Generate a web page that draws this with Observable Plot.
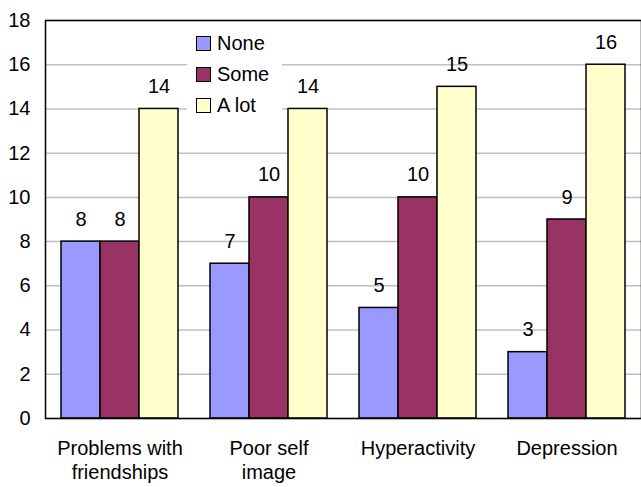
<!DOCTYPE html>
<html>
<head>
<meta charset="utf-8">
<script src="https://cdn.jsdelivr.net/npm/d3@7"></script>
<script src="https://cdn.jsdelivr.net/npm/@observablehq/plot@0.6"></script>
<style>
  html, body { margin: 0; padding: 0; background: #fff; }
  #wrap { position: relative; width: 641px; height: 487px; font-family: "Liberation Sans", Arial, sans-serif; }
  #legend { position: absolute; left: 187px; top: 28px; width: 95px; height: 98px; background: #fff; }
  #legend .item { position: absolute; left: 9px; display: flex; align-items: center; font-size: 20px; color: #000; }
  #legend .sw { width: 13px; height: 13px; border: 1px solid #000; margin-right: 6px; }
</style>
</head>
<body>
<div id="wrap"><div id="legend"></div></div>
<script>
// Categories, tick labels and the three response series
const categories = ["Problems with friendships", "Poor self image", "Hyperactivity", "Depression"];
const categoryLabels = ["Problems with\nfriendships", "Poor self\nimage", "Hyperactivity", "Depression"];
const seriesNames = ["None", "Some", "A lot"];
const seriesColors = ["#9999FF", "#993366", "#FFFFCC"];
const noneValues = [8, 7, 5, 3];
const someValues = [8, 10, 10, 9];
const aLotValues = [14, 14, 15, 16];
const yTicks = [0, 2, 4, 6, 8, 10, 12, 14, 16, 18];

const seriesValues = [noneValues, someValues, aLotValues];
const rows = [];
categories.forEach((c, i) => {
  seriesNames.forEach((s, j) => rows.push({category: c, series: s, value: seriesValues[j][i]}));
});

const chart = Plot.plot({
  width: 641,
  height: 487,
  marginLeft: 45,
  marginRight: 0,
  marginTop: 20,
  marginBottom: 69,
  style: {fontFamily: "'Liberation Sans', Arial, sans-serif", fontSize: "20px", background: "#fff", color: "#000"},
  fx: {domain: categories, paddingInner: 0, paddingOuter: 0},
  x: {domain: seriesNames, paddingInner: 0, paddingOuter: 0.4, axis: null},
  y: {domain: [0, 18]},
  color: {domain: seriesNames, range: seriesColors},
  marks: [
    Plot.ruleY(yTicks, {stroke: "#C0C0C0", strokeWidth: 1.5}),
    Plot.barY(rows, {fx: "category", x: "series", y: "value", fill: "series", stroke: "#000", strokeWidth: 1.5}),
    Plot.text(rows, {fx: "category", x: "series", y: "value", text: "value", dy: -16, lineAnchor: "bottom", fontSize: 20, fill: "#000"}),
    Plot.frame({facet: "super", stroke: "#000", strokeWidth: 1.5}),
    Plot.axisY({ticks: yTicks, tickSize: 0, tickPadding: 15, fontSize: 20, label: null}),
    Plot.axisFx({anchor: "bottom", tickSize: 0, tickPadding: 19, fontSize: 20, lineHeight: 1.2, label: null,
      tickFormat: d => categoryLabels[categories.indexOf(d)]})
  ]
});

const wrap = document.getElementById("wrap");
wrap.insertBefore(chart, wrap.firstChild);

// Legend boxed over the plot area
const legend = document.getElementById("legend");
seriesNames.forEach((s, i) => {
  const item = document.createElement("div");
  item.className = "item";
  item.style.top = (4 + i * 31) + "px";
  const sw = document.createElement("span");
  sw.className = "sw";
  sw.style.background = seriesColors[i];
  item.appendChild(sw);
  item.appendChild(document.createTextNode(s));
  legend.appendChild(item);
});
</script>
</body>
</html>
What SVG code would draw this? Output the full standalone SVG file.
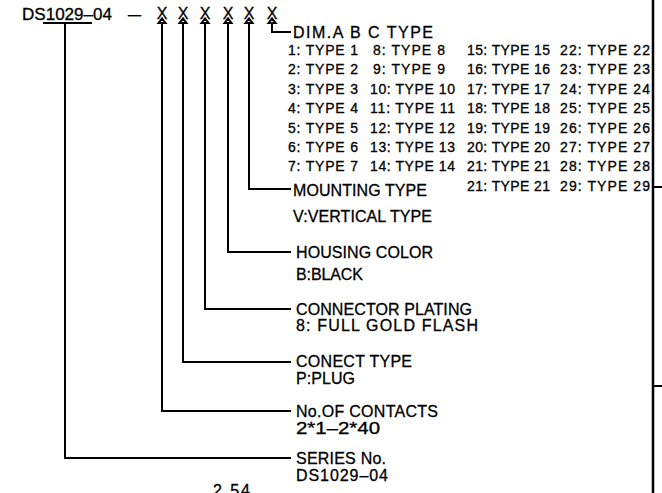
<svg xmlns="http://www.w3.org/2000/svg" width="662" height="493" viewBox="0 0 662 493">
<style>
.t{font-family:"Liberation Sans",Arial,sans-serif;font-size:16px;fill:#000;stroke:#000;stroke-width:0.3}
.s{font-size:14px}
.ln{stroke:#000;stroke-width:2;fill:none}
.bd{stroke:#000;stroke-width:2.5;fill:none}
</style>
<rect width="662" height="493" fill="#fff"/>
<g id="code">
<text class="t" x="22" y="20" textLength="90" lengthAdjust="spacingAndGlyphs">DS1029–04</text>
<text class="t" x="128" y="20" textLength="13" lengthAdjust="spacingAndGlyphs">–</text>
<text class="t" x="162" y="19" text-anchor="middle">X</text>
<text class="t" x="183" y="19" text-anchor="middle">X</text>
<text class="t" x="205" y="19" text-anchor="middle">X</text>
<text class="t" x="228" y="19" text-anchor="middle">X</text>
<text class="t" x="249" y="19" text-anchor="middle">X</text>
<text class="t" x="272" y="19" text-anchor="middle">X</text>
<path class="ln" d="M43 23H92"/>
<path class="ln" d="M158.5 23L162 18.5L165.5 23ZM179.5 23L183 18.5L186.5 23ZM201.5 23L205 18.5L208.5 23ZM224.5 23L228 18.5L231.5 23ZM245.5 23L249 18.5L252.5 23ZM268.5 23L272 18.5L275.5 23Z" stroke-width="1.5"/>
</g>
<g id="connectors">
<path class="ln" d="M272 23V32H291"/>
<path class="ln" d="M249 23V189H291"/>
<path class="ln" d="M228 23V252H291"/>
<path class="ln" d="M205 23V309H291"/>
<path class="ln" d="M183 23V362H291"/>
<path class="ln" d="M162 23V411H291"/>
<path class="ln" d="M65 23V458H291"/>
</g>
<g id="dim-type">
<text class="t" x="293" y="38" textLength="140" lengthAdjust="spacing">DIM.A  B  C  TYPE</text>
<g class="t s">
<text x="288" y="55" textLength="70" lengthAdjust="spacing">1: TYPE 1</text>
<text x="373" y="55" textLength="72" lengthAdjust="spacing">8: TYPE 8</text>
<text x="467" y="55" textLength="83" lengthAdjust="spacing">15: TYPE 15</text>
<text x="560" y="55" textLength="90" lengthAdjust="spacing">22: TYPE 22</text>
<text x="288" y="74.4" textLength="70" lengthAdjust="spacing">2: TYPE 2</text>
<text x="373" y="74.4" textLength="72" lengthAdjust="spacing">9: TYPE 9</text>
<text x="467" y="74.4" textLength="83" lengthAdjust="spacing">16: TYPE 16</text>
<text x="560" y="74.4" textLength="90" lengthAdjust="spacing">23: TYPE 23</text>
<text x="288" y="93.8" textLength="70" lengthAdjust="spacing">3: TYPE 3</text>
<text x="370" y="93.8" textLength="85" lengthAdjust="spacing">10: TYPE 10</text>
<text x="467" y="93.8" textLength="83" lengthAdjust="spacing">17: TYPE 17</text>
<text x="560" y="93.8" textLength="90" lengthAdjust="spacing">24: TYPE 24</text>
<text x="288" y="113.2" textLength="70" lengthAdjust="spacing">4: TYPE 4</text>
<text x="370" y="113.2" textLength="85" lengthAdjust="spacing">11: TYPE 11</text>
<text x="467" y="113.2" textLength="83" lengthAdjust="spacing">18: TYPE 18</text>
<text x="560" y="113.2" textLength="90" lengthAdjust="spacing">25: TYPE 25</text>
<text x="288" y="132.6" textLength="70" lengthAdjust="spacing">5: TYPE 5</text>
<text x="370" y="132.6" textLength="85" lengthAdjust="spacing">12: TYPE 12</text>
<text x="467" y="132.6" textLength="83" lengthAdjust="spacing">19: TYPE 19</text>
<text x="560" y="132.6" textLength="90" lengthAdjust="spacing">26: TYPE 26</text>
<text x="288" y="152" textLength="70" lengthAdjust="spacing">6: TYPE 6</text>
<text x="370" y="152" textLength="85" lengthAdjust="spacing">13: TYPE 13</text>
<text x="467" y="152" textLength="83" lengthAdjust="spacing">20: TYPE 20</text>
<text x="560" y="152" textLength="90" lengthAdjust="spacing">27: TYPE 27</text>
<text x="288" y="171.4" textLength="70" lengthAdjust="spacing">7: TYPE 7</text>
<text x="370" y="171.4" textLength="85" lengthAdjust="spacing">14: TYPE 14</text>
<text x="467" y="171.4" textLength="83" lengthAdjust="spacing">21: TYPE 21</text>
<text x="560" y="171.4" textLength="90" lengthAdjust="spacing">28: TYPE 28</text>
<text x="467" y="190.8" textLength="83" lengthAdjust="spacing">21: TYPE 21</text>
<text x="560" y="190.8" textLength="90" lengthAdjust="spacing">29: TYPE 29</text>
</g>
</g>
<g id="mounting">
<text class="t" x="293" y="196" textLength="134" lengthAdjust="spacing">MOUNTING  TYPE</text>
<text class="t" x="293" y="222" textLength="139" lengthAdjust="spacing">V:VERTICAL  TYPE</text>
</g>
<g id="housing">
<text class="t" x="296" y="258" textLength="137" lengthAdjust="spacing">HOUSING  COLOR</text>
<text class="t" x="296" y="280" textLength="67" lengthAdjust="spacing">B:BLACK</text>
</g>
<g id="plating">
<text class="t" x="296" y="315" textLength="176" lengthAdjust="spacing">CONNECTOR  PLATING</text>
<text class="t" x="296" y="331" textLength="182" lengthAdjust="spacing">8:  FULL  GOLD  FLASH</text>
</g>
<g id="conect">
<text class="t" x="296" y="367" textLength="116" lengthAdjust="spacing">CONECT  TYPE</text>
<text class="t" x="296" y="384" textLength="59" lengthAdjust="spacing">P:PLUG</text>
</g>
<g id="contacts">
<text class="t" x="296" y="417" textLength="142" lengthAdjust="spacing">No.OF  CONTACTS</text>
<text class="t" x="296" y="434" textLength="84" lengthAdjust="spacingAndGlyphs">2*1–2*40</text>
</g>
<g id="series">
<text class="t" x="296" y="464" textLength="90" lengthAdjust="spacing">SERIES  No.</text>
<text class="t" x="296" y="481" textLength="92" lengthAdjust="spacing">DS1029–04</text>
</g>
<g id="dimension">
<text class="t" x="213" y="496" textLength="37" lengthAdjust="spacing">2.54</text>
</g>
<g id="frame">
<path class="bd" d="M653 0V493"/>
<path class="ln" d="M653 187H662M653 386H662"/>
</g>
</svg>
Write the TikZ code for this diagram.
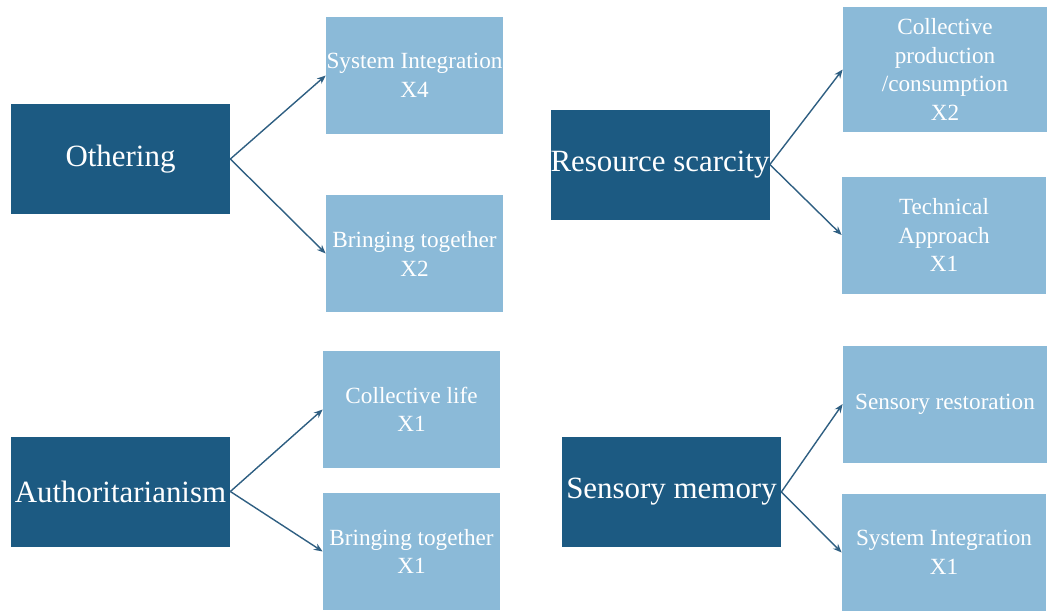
------------------------------------------------------------
Find the lines containing "with" and pull them out.

### FINAL RESULT
Generate a web page that draws this with Observable Plot.
const categories = ["Problems with friendships", "Poor self image", "Hyperactivity", "Depression"];
const categoryLabels = ["Problems with\nfriendships", "Poor self\nimage", "Hyperactivity", "Depression"];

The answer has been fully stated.